PROBLEM DESCRIPTION: Restate the whole listing word for word. Pictures are left out.

DATA LINES:
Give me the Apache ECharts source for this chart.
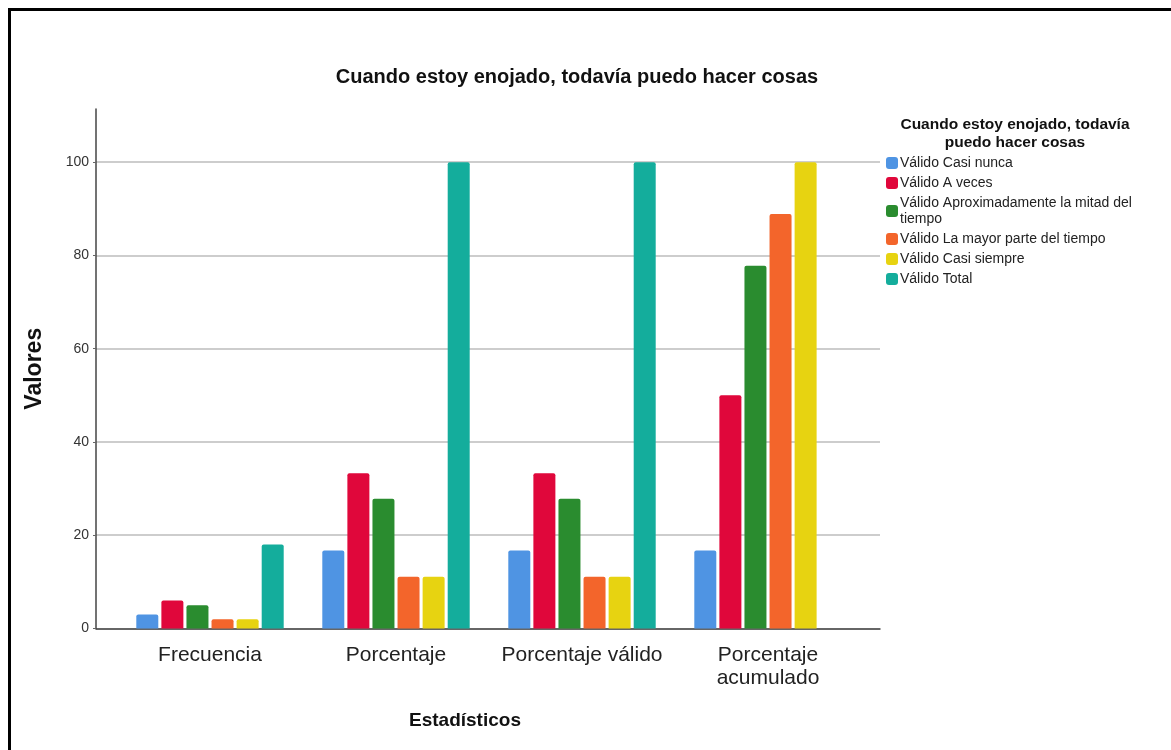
<!DOCTYPE html>
<html>
<head>
<meta charset="utf-8">
<script src="https://cdn.jsdelivr.net/npm/echarts@6/dist/echarts.min.js"></script>
<style>
  html, body { margin: 0; padding: 0; background: #fff; }
  #chart { position: absolute; left: 0; top: 0; width: 1171px; height: 750px; }
  #frame { position: absolute; left: 8px; top: 8px; width: 1163px; height: 742px;
           border-left: 3px solid #000; border-top: 3px solid #000; pointer-events: none; }
</style>
</head>
<body>
<div id="chart"></div>
<div id="frame"></div>
<script>
// datos
var categorias = ['Frecuencia', 'Porcentaje', 'Porcentaje válido', 'Porcentaje\nacumulado'];
var seriesNames = [
    'Válido Casi nunca',
    'Válido A veces',
    'Válido Aproximadamente la mitad del tiempo',
    'Válido La mayor parte del tiempo',
    'Válido Casi siempre',
    'Válido Total'
];
var casiNunca   = [3, 16.7, 16.7, 16.7];
var aVeces      = [6, 33.3, 33.3, 50.0];
var mitad       = [5, 27.8, 27.8, 77.8];
var mayorParte  = [2, 11.1, 11.1, 88.9];
var casiSiempre = [2, 11.1, 11.1, 100.0];
var total       = [18, 100, 100, null];
var yTicks = [0, 20, 40, 60, 80, 100];

var colores = ['#4f94e3', '#e0073b', '#2a8c2f', '#f3652b', '#e7d311', '#14ad9c'];
var valores = [casiNunca, aVeces, mitad, mayorParte, casiSiempre, total];

var FONT = 'Liberation Sans, Arial, sans-serif';
var yMax = 111.4;

var chart = echarts.init(document.getElementById('chart'));

var series = seriesNames.map(function (name, i) {
    return {
        name: name,
        type: 'bar',
        xAxisIndex: 1,
        yAxisIndex: 1,
        barWidth: 22,
        barGap: '14%',
        itemStyle: { color: colores[i], borderRadius: [2, 2, 0, 0] },
        data: valores[i]
    };
});

var option = {
    animation: false,
    backgroundColor: '#fff',
    title: [{
        text: 'Cuando estoy enojado, todavía puedo hacer cosas',
        left: 572,
        top: 62,
        textAlign: 'center',
        textStyle: { fontFamily: FONT, fontSize: 20, fontWeight: 'bold', color: '#111' }
    }, {
        text: 'Cuando estoy enojado, todavía\npuedo hacer cosas',
        left: 1010,
        top: 111,
        textAlign: 'center',
        textStyle: { fontFamily: FONT, fontSize: 15.5, fontWeight: 'bold', color: '#111', lineHeight: 18 }
    }],
    legend: {
        orient: 'vertical',
        left: 881,
        top: 150,
        itemWidth: 12,
        itemHeight: 12,
        itemGap: 4,
        icon: 'roundRect',
        data: seriesNames,
        formatter: function (name) {
            return name.replace('mitad del tiempo', 'mitad del\ntiempo');
        },
        textStyle: { fontFamily: FONT, fontSize: 14, color: '#222', lineHeight: 16, padding: [0, 0, 0, -3] }
    },
    grid: [
        { left: 96, top: 109, width: 784, height: 519.5 },
        { left: 117, top: 109, width: 744, height: 519.5 }
    ],
    xAxis: [{
        type: 'value',
        gridIndex: 0,
        min: 0,
        max: 1,
        axisLine: { show: true, lineStyle: { color: '#444', width: 1.5 } },
        axisTick: { show: false },
        axisLabel: { show: false },
        splitLine: { show: false },
        name: 'Estadísticos',
        nameLocation: 'middle',
        nameGap: 83,
        nameTextStyle: { fontFamily: FONT, fontSize: 19, fontWeight: 'bold', color: '#111', padding: [0, 46, 0, 0] }
    }, {
        type: 'category',
        gridIndex: 1,
        data: categorias,
        axisLine: { show: false },
        axisTick: { show: false },
        axisLabel: { interval: 0, hideOverlap: false, fontFamily: FONT, fontSize: 21, color: '#222', margin: 15, lineHeight: 23 }
    }],
    yAxis: [{
        type: 'value',
        gridIndex: 0,
        min: 0,
        max: yMax,
        interval: 20,
        axisLine: { show: true, lineStyle: { color: '#444', width: 1.5 } },
        axisTick: { show: true, length: 3, lineStyle: { color: '#666' }, customValues: yTicks },
        axisLabel: { fontFamily: FONT, fontSize: 14, color: '#333', margin: 7, customValues: yTicks },
        splitLine: { show: true, lineStyle: { color: '#bdbdbd', width: 1.5 } },
        name: 'Valores',
        nameLocation: 'middle',
        nameGap: 50,
        nameTextStyle: { fontFamily: FONT, fontSize: 23, fontWeight: 'bold', color: '#111' }
    }, {
        type: 'value',
        gridIndex: 1,
        min: 0,
        max: yMax,
        show: false
    }],
    series: series
};

chart.setOption(option);
</script>
</body>
</html>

WRITTEN ANSWER:
Give me the Apache ECharts source for this chart.
<!DOCTYPE html>
<html>
<head>
<meta charset="utf-8">
<script src="https://cdn.jsdelivr.net/npm/echarts@6/dist/echarts.min.js"></script>
<style>
  html, body { margin: 0; padding: 0; background: #fff; }
  #chart { position: absolute; left: 0; top: 0; width: 1171px; height: 750px; }
  #frame { position: absolute; left: 8px; top: 8px; width: 1163px; height: 742px;
           border-left: 3px solid #000; border-top: 3px solid #000; pointer-events: none; }
</style>
</head>
<body>
<div id="chart"></div>
<div id="frame"></div>
<script>
// datos
var categorias = ['Frecuencia', 'Porcentaje', 'Porcentaje válido', 'Porcentaje\nacumulado'];
var seriesNames = [
    'Válido Casi nunca',
    'Válido A veces',
    'Válido Aproximadamente la mitad del tiempo',
    'Válido La mayor parte del tiempo',
    'Válido Casi siempre',
    'Válido Total'
];
var casiNunca   = [3, 16.7, 16.7, 16.7];
var aVeces      = [6, 33.3, 33.3, 50.0];
var mitad       = [5, 27.8, 27.8, 77.8];
var mayorParte  = [2, 11.1, 11.1, 88.9];
var casiSiempre = [2, 11.1, 11.1, 100.0];
var total       = [18, 100, 100, null];
var yTicks = [0, 20, 40, 60, 80, 100];

var colores = ['#4f94e3', '#e0073b', '#2a8c2f', '#f3652b', '#e7d311', '#14ad9c'];
var valores = [casiNunca, aVeces, mitad, mayorParte, casiSiempre, total];

var FONT = 'Liberation Sans, Arial, sans-serif';
var yMax = 111.4;

var chart = echarts.init(document.getElementById('chart'));

var series = seriesNames.map(function (name, i) {
    return {
        name: name,
        type: 'bar',
        xAxisIndex: 1,
        yAxisIndex: 1,
        barWidth: 22,
        barGap: '14%',
        itemStyle: { color: colores[i], borderRadius: [2, 2, 0, 0] },
        data: valores[i]
    };
});

var option = {
    animation: false,
    backgroundColor: '#fff',
    title: [{
        text: 'Cuando estoy enojado, todavía puedo hacer cosas',
        left: 572,
        top: 62,
        textAlign: 'center',
        textStyle: { fontFamily: FONT, fontSize: 20, fontWeight: 'bold', color: '#111' }
    }, {
        text: 'Cuando estoy enojado, todavía\npuedo hacer cosas',
        left: 1010,
        top: 111,
        textAlign: 'center',
        textStyle: { fontFamily: FONT, fontSize: 15.5, fontWeight: 'bold', color: '#111', lineHeight: 18 }
    }],
    legend: {
        orient: 'vertical',
        left: 881,
        top: 150,
        itemWidth: 12,
        itemHeight: 12,
        itemGap: 4,
        icon: 'roundRect',
        data: seriesNames,
        formatter: function (name) {
            return name.replace('mitad del tiempo', 'mitad del\ntiempo');
        },
        textStyle: { fontFamily: FONT, fontSize: 14, color: '#222', lineHeight: 16, padding: [0, 0, 0, -3] }
    },
    grid: [
        { left: 96, top: 109, width: 784, height: 519.5 },
        { left: 117, top: 109, width: 744, height: 519.5 }
    ],
    xAxis: [{
        type: 'value',
        gridIndex: 0,
        min: 0,
        max: 1,
        axisLine: { show: true, lineStyle: { color: '#444', width: 1.5 } },
        axisTick: { show: false },
        axisLabel: { show: false },
        splitLine: { show: false },
        name: 'Estadísticos',
        nameLocation: 'middle',
        nameGap: 83,
        nameTextStyle: { fontFamily: FONT, fontSize: 19, fontWeight: 'bold', color: '#111', padding: [0, 46, 0, 0] }
    }, {
        type: 'category',
        gridIndex: 1,
        data: categorias,
        axisLine: { show: false },
        axisTick: { show: false },
        axisLabel: { interval: 0, hideOverlap: false, fontFamily: FONT, fontSize: 21, color: '#222', margin: 15, lineHeight: 23 }
    }],
    yAxis: [{
        type: 'value',
        gridIndex: 0,
        min: 0,
        max: yMax,
        interval: 20,
        axisLine: { show: true, lineStyle: { color: '#444', width: 1.5 } },
        axisTick: { show: true, length: 3, lineStyle: { color: '#666' }, customValues: yTicks },
        axisLabel: { fontFamily: FONT, fontSize: 14, color: '#333', margin: 7, customValues: yTicks },
        splitLine: { show: true, lineStyle: { color: '#bdbdbd', width: 1.5 } },
        name: 'Valores',
        nameLocation: 'middle',
        nameGap: 50,
        nameTextStyle: { fontFamily: FONT, fontSize: 23, fontWeight: 'bold', color: '#111' }
    }, {
        type: 'value',
        gridIndex: 1,
        min: 0,
        max: yMax,
        show: false
    }],
    series: series
};

chart.setOption(option);
</script>
</body>
</html>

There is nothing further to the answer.